Uganda abandons first malaria vaccine

A pupil of Kitante Primary School in Kampala receives a measles, rubella and polio vaccine during the nationwide immunisation campaign on October 16, 2019. Uganda has planned to begin malaria vaccinations for children below five years in October.  PHOTO/FILE

What you need to know:

  • Two malaria vaccines have so far been approved by the World Health Organisation (WHO) for the prevention of malaria. They are RTS,S (Mosquirix), the first to be approved in 2021, and R21/Matrix-M, which was approved in 2023. 

The Health Ministry Division of Malaria Control has revealed that the country will now use the R21/Matrix-M malaria vaccine to immunise children aged six months in the exercise expected to start in October. 

Two malaria vaccines have so far been approved by the World Health Organisation (WHO) for the prevention of malaria. They are RTS,S (Mosquirix), the first to be approved in 2021, and R21/Matrix-M, which was approved in 2023. 

Officials at the ministry had earlier said the Global Vaccine Alliance (Gavi) promised to give them 800,000 doses of RTS,S malaria vaccine for the first immunisation drive against the leading killer disease in the country. 

However, on May 17, Dr Jimmy Opigo, the head of the Malaria Control Programme at the ministry,  told Monitor that they have finally decided to go for R21/Matrix-M malaria vaccine because of its availability and relatively better effectiveness.

“The reason is that they [manufacturers of R21/Matrix-M] can provide the volume that we need.

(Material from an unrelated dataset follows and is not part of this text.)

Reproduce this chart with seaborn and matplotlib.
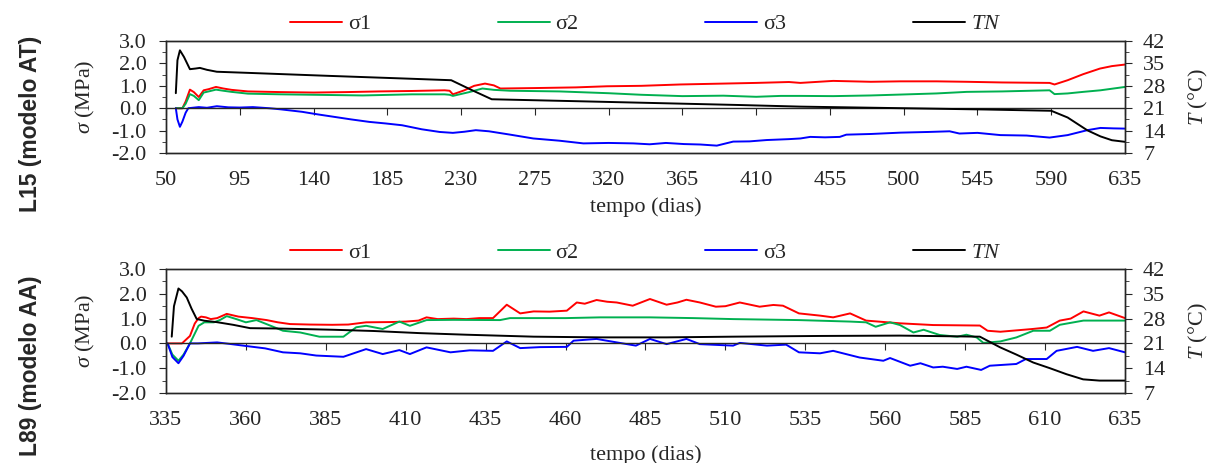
import seaborn as sns
import matplotlib.pyplot as plt
from matplotlib.ticker import MultipleLocator, FormatStrFormatter

# ---- L15 (modelo AT) ----
l15_s1_x = [56, 60, 62, 64.6, 67, 70, 73, 76, 80.5, 85, 90, 100, 120, 140, 160, 180, 200, 220, 223, 225,
            232, 238, 244.6, 250, 254, 275, 300, 319, 340, 363.6, 390, 410, 430, 437, 457, 480, 498, 520,
            538.5, 560, 589, 592, 600, 609.5, 619.7, 627, 635]
l15_s1 = [0, 0, 0.3, 0.83, 0.72, 0.5, 0.8, 0.85, 0.95, 0.88, 0.82, 0.75, 0.72, 0.7, 0.72, 0.75, 0.77, 0.8, 0.78, 0.62,
          0.8, 1.0, 1.10, 1.02, 0.88, 0.9, 0.93, 0.98, 1.0, 1.06, 1.1, 1.13, 1.17, 1.13, 1.22, 1.18, 1.2, 1.2,
          1.18, 1.15, 1.13, 1.06, 1.25, 1.52, 1.77, 1.88, 1.95]

l15_s2_x = [56, 60, 62, 64.6, 67, 70, 73, 76, 80.5, 85, 90, 100, 120, 140, 170, 200, 220, 223, 225, 235,
            243, 250, 260, 290, 320, 340, 365, 390, 410, 425, 437, 457, 480, 498, 520, 538.5, 560, 589,
            592, 600, 609.5, 620, 635]
l15_s2 = [0, 0, 0.2, 0.63, 0.55, 0.36, 0.7, 0.75, 0.83, 0.78, 0.73, 0.65, 0.62, 0.6, 0.57, 0.62, 0.62, 0.6, 0.55, 0.72,
          0.88, 0.82, 0.78, 0.75, 0.67, 0.6, 0.54, 0.56, 0.51, 0.55, 0.55, 0.54, 0.57, 0.61, 0.66, 0.73, 0.75, 0.8,
          0.63, 0.66, 0.73, 0.8, 0.95]

l15_s3_x = [56, 57, 58.5, 60, 62, 63.6, 70, 75, 81, 88, 95, 103, 113, 120, 133, 143, 153, 163, 174, 184,
            194, 206, 217, 225, 232, 239, 247, 260, 274, 290, 304.6, 320, 335, 345, 355, 366, 376, 386,
            396, 406, 416.5, 430, 437, 443, 452, 461, 465, 480, 498, 515, 528, 534, 545, 559, 575, 589,
            600, 612, 620, 628, 635]
l15_s3 = [0, -0.5, -0.83, -0.6, -0.2, 0, 0.05, 0.02, 0.09, 0.04, 0.03, 0.05, 0, -0.05, -0.16, -0.28, -0.39, -0.5, -0.61, -0.68,
          -0.76, -0.94, -1.06, -1.1, -1.05, -0.98, -1.03, -1.18, -1.35, -1.45, -1.57, -1.55, -1.57, -1.61, -1.55, -1.6, -1.62, -1.67,
          -1.49, -1.48, -1.42, -1.38, -1.35, -1.28, -1.3, -1.28, -1.18, -1.15, -1.09, -1.06, -1.03, -1.13, -1.1, -1.2, -1.22, -1.31,
          -1.2, -0.98, -0.88, -0.9, -0.91]

l15_tn_x = [56, 57, 58.5, 61, 64.6, 68, 70.7, 75, 81, 100, 150, 200, 224, 236, 248.7, 300, 350, 400, 437,
            500, 550, 590, 600, 612, 620, 627, 635]
l15_tn = [25.7, 36, 39.1, 37, 33.2, 33.4, 33.6, 33, 32.4, 32.05, 31.1, 30.2, 29.75, 26.8, 23.8, 23.2, 22.6, 22.0, 21.5,
          21.0, 20.6, 20.2, 18.1, 14.1, 12.2, 11.0, 10.5]

# ---- L89 (modelo AA) ----
l89_s1_x = [335.5, 340, 342.5, 344, 345.2, 346, 347.5, 349, 351, 354, 357.7, 362, 366.5, 370, 373.8, 380, 387, 392,
            397.6, 405, 410, 414, 416.5, 420, 425, 429, 433, 437.3, 441.6, 445.8, 450, 455, 460.4, 463.5, 466,
            469.7, 473, 476, 481, 486.4, 491.6, 495, 497.8, 502, 507, 510, 514.5, 520.7, 525, 528, 533, 539.6,
            543.7, 549, 554, 564.6, 575, 589.6, 592, 596, 606, 610.5, 614.6, 618, 622, 627, 630, 635]
l89_s1 = [0, 0, 0.3, 0.8, 1.02, 1.08, 1.05, 0.98, 1.02, 1.19, 1.08, 1.02, 0.94, 0.85, 0.78, 0.76, 0.75, 0.76,
          0.85, 0.86, 0.88, 0.92, 1.05, 0.98, 1.0, 0.98, 1.02, 1.02, 1.56, 1.21, 1.29, 1.28, 1.32, 1.65, 1.6,
          1.75, 1.68, 1.65, 1.52, 1.79, 1.56, 1.65, 1.76, 1.65, 1.48, 1.5, 1.65, 1.48, 1.55, 1.52, 1.21, 1.12,
          1.05, 1.21, 0.92, 0.81, 0.74, 0.72, 0.51, 0.47, 0.58, 0.64, 0.92, 1.0, 1.29, 1.12, 1.25, 1.02]

l89_s2_x = [335.5, 337, 338.9, 340.5, 342.5, 345.2, 347, 350, 352, 354, 357, 360, 363.3, 367, 371.6, 377, 383,
            390.5, 394.5, 397.6, 402.8, 408, 411.3, 416.5, 425, 439.5, 442.6, 460, 470.8, 486.4, 500, 512.4,
            533, 549, 554, 557, 561.5, 564.6, 568.8, 572, 577, 582.5, 585.4, 588.6, 590.7, 596, 601, 606.3,
            611.5, 614.6, 622, 635]
l89_s2 = [0, -0.45, -0.7, -0.45, 0, 0.71, 0.85, 0.85, 0.95, 1.1, 0.98, 0.85, 0.94, 0.75, 0.51, 0.44, 0.27,
          0.27, 0.65, 0.71, 0.58, 0.88, 0.71, 0.94, 0.95, 0.94, 1.02, 1.02, 1.05, 1.05, 1.02, 0.98,
          0.94, 0.88, 0.85, 0.67, 0.85, 0.74, 0.44, 0.55, 0.34, 0.27, 0.35, 0.24, 0.02, 0.08, 0.24, 0.51,
          0.51, 0.75, 0.92, 0.92]

l89_s3_x = [335.5, 337, 338.9, 340.5, 342.5, 345, 351, 355.5, 361, 366, 371.6, 377, 382, 390.5, 397.6, 402.8,
            408, 411.3, 416.5, 424, 430, 437.3, 441.6, 445.8, 452, 460.4, 462.5, 469.7, 476, 482, 486.4, 491.6,
            497.8, 502, 512.4, 514.5, 523, 529, 533, 539.6, 543.7, 552, 559.4, 561.5, 567.8, 571, 575, 578,
            582.5, 585.4, 590, 592.7, 601, 604, 610.5, 613.6, 620, 625, 630, 635]
l89_s3 = [0, -0.55, -0.8, -0.5, 0, 0, 0.04, -0.03, -0.12, -0.2, -0.36, -0.4, -0.49, -0.54, -0.23, -0.43,
          -0.27, -0.43, -0.16, -0.36, -0.28, -0.3, 0.08, -0.19, -0.15, -0.14, 0.11, 0.18, 0.04, -0.09, 0.18, -0.03,
          0.18, -0.03, -0.09, 0.02, -0.09, -0.05, -0.36, -0.4, -0.3, -0.57, -0.7, -0.59, -0.9, -0.8, -0.97, -0.94,
          -1.03, -0.94, -1.07, -0.9, -0.83, -0.63, -0.63, -0.3, -0.14, -0.3, -0.19, -0.36]

l89_tn_x = [336.8, 337.5, 338.9, 340, 341.5, 343, 344.6, 347, 350.9, 356, 361.3, 370, 380, 387.3, 400, 414.4,
            429, 450, 470.8, 491.6, 512.4, 539.6, 564.6, 589.6, 595.9, 601, 606.3, 611.5, 616.7, 621.9, 627, 635]
l89_tn = [22.9, 31.5, 36.5, 35.7, 33.95, 30.8, 27.9, 27.4, 27.0, 26.25, 25.3, 25.2, 25.0, 24.85, 24.5, 23.9,
          23.45, 22.9, 22.7, 22.7, 22.9, 23.1, 23.2, 22.9, 19.9, 17.85, 15.6, 14.0, 12.3, 10.85, 10.5, 10.5]

sns.set_style('ticks')
plt.rcParams['font.family'] = ['Liberation Serif', 'DejaVu Serif']
plt.rcParams['mathtext.fontset'] = 'custom'
plt.rcParams['mathtext.it'] = 'Liberation Serif:italic'
plt.rcParams['mathtext.rm'] = 'Liberation Serif'
plt.rcParams['axes.unicode_minus'] = False
plt.rcParams['axes.linewidth'] = 1.0

FS = 16
fig = plt.figure(figsize=(12.08, 4.63), dpi=100)


def painel(pos, s1x, s1, s2x, s2, s3x, s3, tnx, tn, xmin, xmax, passo, rotulo, rot_y, xlabelpad):
    ax = fig.add_axes(pos)
    sns.lineplot(x=s1x, y=s1, ax=ax, color='#ff0000', lw=1.4, label='σ1', sort=False, estimator=None)
    sns.lineplot(x=s2x, y=s2, ax=ax, color='#00b050', lw=1.4, label='σ2', sort=False, estimator=None)
    sns.lineplot(x=s3x, y=s3, ax=ax, color='#0000ff', lw=1.4, label='σ3', sort=False, estimator=None)
    ax.set_xlim(xmin, xmax)
    ax.set_ylim(-2, 3)

    ax2 = ax.twinx()
    sns.lineplot(x=tnx, y=tn, ax=ax2, color='black', lw=1.4, label='$TN$', sort=False, estimator=None)
    ax2.set_ylim(7, 42)

    # eixo x cruzando no zero (estilo Excel)
    ax.spines['bottom'].set_position(('data', 0))
    ax.set_xticks(range(xmin, xmax + 1, passo))
    ax.tick_params(axis='x', direction='out', length=5, labelbottom=False)
    sec = ax.secondary_xaxis(0)
    sec.set_xticks(range(xmin, xmax + 1, passo))
    sec.tick_params(length=0, pad=13, labelsize=FS)
    sec.set_xlabel('tempo (dias)', fontsize=FS, labelpad=xlabelpad)

    ax.yaxis.set_major_locator(MultipleLocator(1))
    ax.yaxis.set_minor_locator(MultipleLocator(0.5))
    ax.yaxis.set_major_formatter(FormatStrFormatter('%.1f'))
    ax.tick_params(axis='y', which='major', length=5, labelsize=FS, pad=9)
    ax.tick_params(axis='y', which='minor', length=3)
    ax.set_ylabel('$σ$ (MPa)', fontsize=FS)
    ax.yaxis.set_label_coords(-0.072, 0.5)
    ax.set_xlabel('')

    ax2.yaxis.set_major_locator(MultipleLocator(7))
    ax2.yaxis.set_minor_locator(MultipleLocator(3.5))
    ax2.tick_params(axis='y', which='major', length=5, labelsize=FS, pad=8)
    ax2.tick_params(axis='y', which='minor', length=3)
    ax2.set_ylabel('$T$ (°C)', fontsize=FS)
    ax2.yaxis.set_label_coords(1.0647, 0.5)

    h1, l1 = ax.get_legend_handles_labels()
    h2, l2 = ax2.get_legend_handles_labels()
    ax2.get_legend().remove()
    ax.legend(h1 + h2, l1 + l2, loc='lower center', bbox_to_anchor=(0.5, 0.98), ncol=4, frameon=False,
              fontsize=FS, handlelength=2.34, handletextpad=0.27, columnspacing=5.7, borderaxespad=0)

    fig.text(0.025, rot_y, rotulo, rotation=90, family=['Liberation Sans'], weight='bold',
             fontsize=16.5, ha='center', va='center')
    return ax


painel([0.1374, 0.6695, 0.7939, 0.2419], l15_s1_x, l15_s1, l15_s2_x, l15_s2, l15_s3_x, l15_s3,
       l15_tn_x, l15_tn, 50, 635, 45, 'L15 (modelo AT)', 0.732, 5)
painel([0.1374, 0.1512, 0.7939, 0.2678], l89_s1_x, l89_s1, l89_s2_x, l89_s2, l89_s3_x, l89_s3,
       l89_tn_x, l89_tn, 335, 635, 25, 'L89 (modelo AA)', 0.21, 11)

fig.savefig('out.png', dpi=100)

And then the efficacy is comparable...And then also in terms of deployment, it needs less cold chain space,” he explained.

In its statement in September 2021, while announcing approval of RTS,S (the first malaria vaccine), the WHO said: “Based on the Phase 3 trial results over four years of follow-up, among children 5-17 months of age at the time of first vaccination who were given a fourth dose 18 months after the primary series, RTS,S/AS01 was noted to be immunogenic, and to have moderate protective efficacy against clinical malaria (39 percent), severe malaria (31.5 percent), and malaria-related hospitalisations (37.2 percent).” 

However, the global health agency was quick to note in its 2023 statement while announcing the second vaccine, that  “the choice of product to be used in a country should be based on programmatic characteristics, vaccine supply, and vaccine affordability”.

The RTS,S vaccine was first piloted in Ghana, Kenya and Malawi before the WHO recommended it for introduction in national malaria control initiatives. 

Dr Catherine Maiteki, the deputy manager for the Malaria Control Programme of the Health ministry, urged the public to embrace vaccination.